This is the mail archive of the
gcc-bugs@gcc.gnu.org
mailing list for the GCC project.
[Bug target/82370] AVX512 can use a memory operand for immediate-count vpsrlw, but gcc doesn't.
- From: "peter at cordes dot ca" <gcc-bugzilla at gcc dot gnu dot org>
- To: gcc-bugs at gcc dot gnu dot org
- Date: Wed, 04 Oct 2017 01:45:57 +0000
- Subject: [Bug target/82370] AVX512 can use a memory operand for immediate-count vpsrlw, but gcc doesn't.
- Auto-submitted: auto-generated
- References: <bug-82370-4@http.gcc.gnu.org/bugzilla/>
https://gcc.gnu.org/bugzilla/show_bug.cgi?id=82370
--- Comment #3 from Peter Cordes <peter at cordes dot ca> ---
Doesn't change the performance implications, but I just realized I have the
offset-load backwards. Instead of
vpsrlw $8, (%rsi), %xmm1
vpand 15(%rsi), %xmm2, %xmm0
this algorithm should use
vpand 1(%rsi), %xmm2, %xmm0 # ideally with rsi 32B-aligned
vpsrlw $8, 16(%rsi), %xmm1
Or (with k1 = 0x5555555555555555)
vmovdqu8 1(%rsi), %zmm0{k1}{z} # ALU + load micro-fused
vmovdqu8 65(%rsi), %zmm1{k1}{z} # and probably causes CL-split
penalties
Like I said, we should probably avoid vmovdqu8 for loads or stores unless we
actually use masking. vmovdqu32 or 64 is always at least as good. If some
future CPU has masked vmovdqu8 without needing an ALU uop, it could be good
(but probably only if it also avoids cache-line split penalties).

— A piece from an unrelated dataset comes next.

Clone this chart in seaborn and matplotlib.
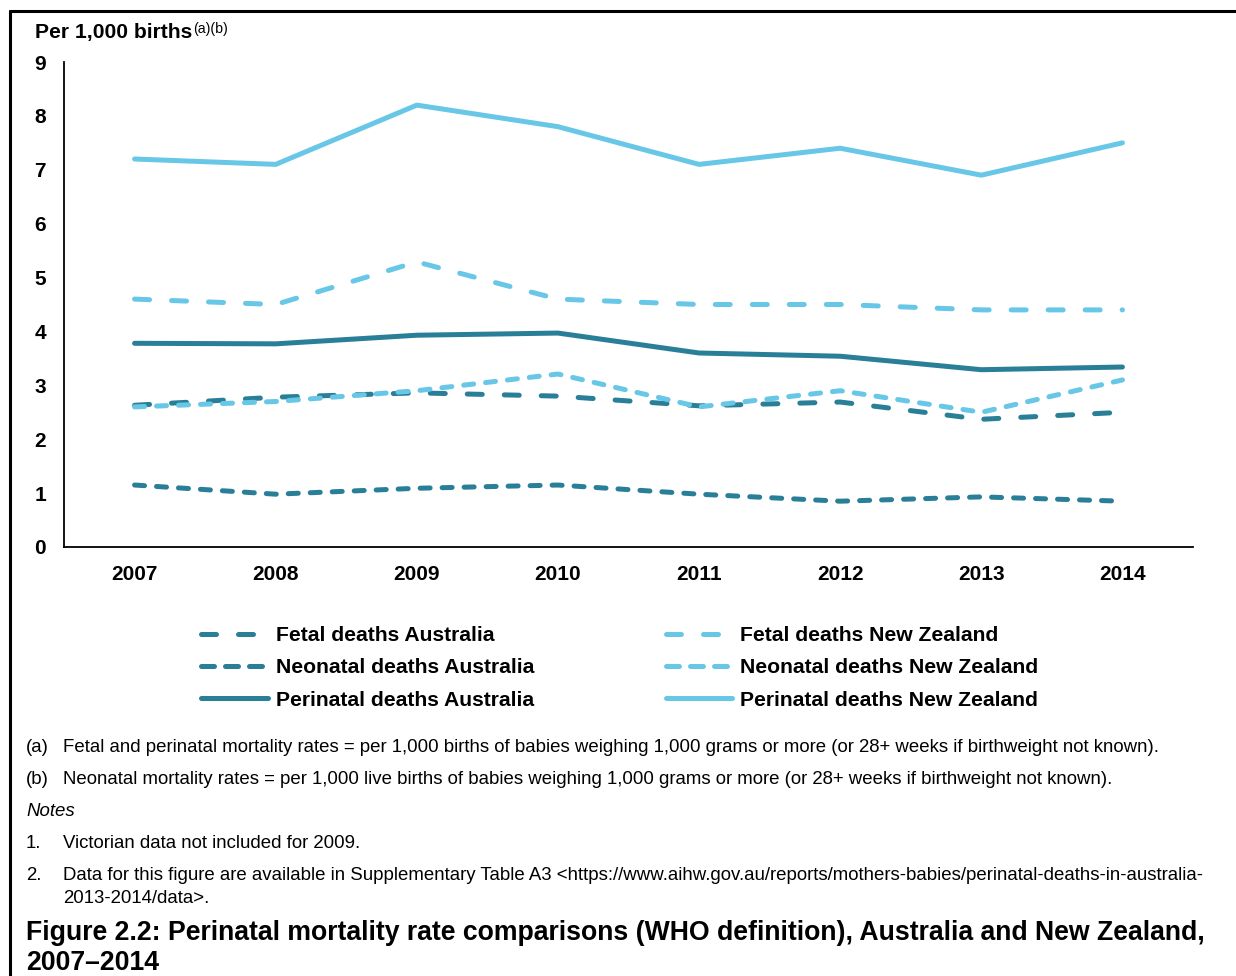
import numpy as np
import pandas as pd
import matplotlib
matplotlib.use("Agg")
import matplotlib.pyplot as plt
from matplotlib.lines import Line2D
import seaborn as sns

# data (per 1,000 births)
years = [2007, 2008, 2009, 2010, 2011, 2012, 2013, 2014]
fetal_aus = [2.63, 2.78, 2.86, 2.80, 2.62, 2.69, 2.37, 2.50]
neonatal_aus = [1.15, 0.98, 1.09, 1.15, 0.98, 0.85, 0.93, 0.85]
perinatal_aus = [3.78, 3.77, 3.93, 3.97, 3.60, 3.54, 3.29, 3.34]
fetal_nz = [4.60, 4.50, 5.29, 4.60, 4.50, 4.50, 4.40, 4.40]
neonatal_nz = [2.60, 2.70, 2.90, 3.21, 2.60, 2.90, 2.50, 3.10]
perinatal_nz = [7.20, 7.10, 8.20, 7.80, 7.10, 7.40, 6.90, 7.50]

series_names = [
    "Fetal deaths Australia",
    "Neonatal deaths Australia",
    "Perinatal deaths Australia",
    "Fetal deaths New Zealand",
    "Neonatal deaths New Zealand",
    "Perinatal deaths New Zealand",
]
series_values = [fetal_aus, neonatal_aus, perinatal_aus, fetal_nz, neonatal_nz, perinatal_nz]

footnotes = [
    ("(a)", "Fetal and perinatal mortality rates = per 1,000 births of babies weighing 1,000 grams or more (or 28+ weeks if birthweight not known)."),
    ("(b)", "Neonatal mortality rates = per 1,000 live births of babies weighing 1,000 grams or more (or 28+ weeks if birthweight not known)."),
]
notes = [
    ("1.", ["Victorian data not included for 2009."]),
    ("2.", ["Data for this figure are available in Supplementary Table A3 <https://www.aihw.gov.au/reports/mothers-babies/perinatal-deaths-in-australia-",
            "2013-2014/data>."]),
]
title_lines = [
    "Figure 2.2: Perinatal mortality rate comparisons (WHO definition), Australia and New Zealand,",
    "2007\u20132014",
]

# long-form table for seaborn
df = pd.DataFrame({
    "year": np.tile(years, len(series_names)),
    "rate": np.concatenate(series_values),
    "series": np.repeat(series_names, len(years)),
})

dark = "#2a7f98"
light = "#68c7e7"
styles = {
    "Fetal deaths Australia": (dark, (0, (3.0, 4.4))),
    "Neonatal deaths Australia": (dark, (0, (2.0, 2.4))),
    "Perinatal deaths Australia": (dark, "-"),
    "Fetal deaths New Zealand": (light, (0, (3.0, 4.4))),
    "Neonatal deaths New Zealand": (light, (0, (2.0, 2.4))),
    "Perinatal deaths New Zealand": (light, "-"),
}
# legend swatches: slightly stretched short dash so three dashes fill the handle
legend_styles = {
    "Fetal deaths Australia": (dark, (0, (3.0, 4.4))),
    "Neonatal deaths Australia": (dark, (0, (2.6, 2.2))),
    "Perinatal deaths Australia": (dark, "-"),
    "Fetal deaths New Zealand": (light, (0, (3.0, 4.4))),
    "Neonatal deaths New Zealand": (light, (0, (2.6, 2.2))),
    "Perinatal deaths New Zealand": (light, "-"),
}

sns.set_style("white")
plt.rcParams["font.family"] = ["Liberation Sans", "DejaVu Sans"]
plt.rcParams["text.color"] = "black"
plt.rcParams["xtick.color"] = "black"
plt.rcParams["ytick.color"] = "black"

W, H = 1236, 976
fig = plt.figure(figsize=(W / 100, H / 100), dpi=100)


def fx(x):
    return x / W


def fy(y):
    return 1 - y / H


ax = fig.add_axes([fx(64), fy(547), fx(1193) - fx(64), fy(62) - fy(547)])

lw = 3.6
for name in series_names:
    color, ls = styles[name]
    sns.lineplot(
        data=df[df["series"] == name], x="year", y="rate", ax=ax,
        color=color, linestyle=ls, linewidth=lw, label=name,
        dash_capstyle="round", solid_capstyle="round", legend=False,
    )

ax.set_xlim(2006.5, 2014.5)
ax.set_ylim(0, 9)
ax.set_yticks(range(0, 10))
ax.set_xticks(years)
ax.set_xticks(np.arange(2006.5, 2015, 1), minor=True)
ax.set_xticklabels([str(y) for y in years], fontsize=15, fontweight="bold")
ax.set_yticklabels([str(v) for v in range(0, 10)], fontsize=15, fontweight="bold")
ax.tick_params(axis="x", which="major", length=0, pad=13)
ax.tick_params(axis="x", which="minor", length=4, width=1.3, direction="out", color="black")
ax.tick_params(axis="y", length=4, width=1.3, direction="out", color="black", pad=9)
ax.set_xlabel("")
ax.set_ylabel("")
for side in ["top", "right"]:
    ax.spines[side].set_visible(False)
for side in ["left", "bottom"]:
    ax.spines[side].set_color("black")
    ax.spines[side].set_linewidth(1.3)

# header above y axis
fig.text(fx(35), fy(38), "Per 1,000 births", fontsize=15.2, fontweight="bold", va="baseline", ha="left")
fig.text(fx(193), fy(33), "(a)(b)", fontsize=10.2, va="baseline", ha="left")

# legend
handles = []
for name in series_names:
    color, ls = legend_styles[name]
    handles.append(Line2D([0], [0], color=color, linestyle=ls, linewidth=lw,
                          dash_capstyle="round", solid_capstyle="round"))
fig.legend(handles, series_names, ncol=2, loc="upper left",
           bbox_to_anchor=(fx(195), fy(620)), frameon=False,
           prop={"size": 15.2, "weight": "bold"}, handlelength=3.15,
           handletextpad=0.4, columnspacing=6.2, labelspacing=0.62,
           borderaxespad=0, borderpad=0.3)

# footnotes
fs = 13.45
y = 752
for lab, txt in footnotes:
    fig.text(fx(26), fy(y), lab, fontsize=fs, va="baseline")
    fig.text(fx(63), fy(y), txt, fontsize=fs, va="baseline")
    y += 32
fig.text(fx(26), fy(816), "Notes", fontsize=fs, style="italic", va="baseline")
y = 848
for lab, lines in notes:
    fig.text(fx(26), fy(y), lab, fontsize=fs, va="baseline")
    for k, txt in enumerate(lines):
        fig.text(fx(63), fy(y + 23 * k), txt, fontsize=fs, va="baseline")
    y += 32

for k, txt in enumerate(title_lines):
    fig.text(fx(26), fy(940 + 30 * k), txt, fontsize=19.2, fontweight="bold", va="baseline")

# page border (top and left)
fig.add_artist(Line2D([fx(10), 1], [fy(11), fy(11)], color="black", linewidth=2.2, transform=fig.transFigure))
fig.add_artist(Line2D([fx(10), fx(10)], [fy(11), 0], color="black", linewidth=2.2, transform=fig.transFigure))

fig.savefig("out.png", dpi=100)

https://godbolt.org/g/a1U7hf
See also https://github.com/InstLatx64/InstLatx64 for a spreadsheet of
Skylake-AVX512 uop->port assignments (but it doesn't include masked loads /
stores), and doesn't match IACA for vmovdqu8 zmm stores (which says even
without masking, the ZMM version uses an ALU uop).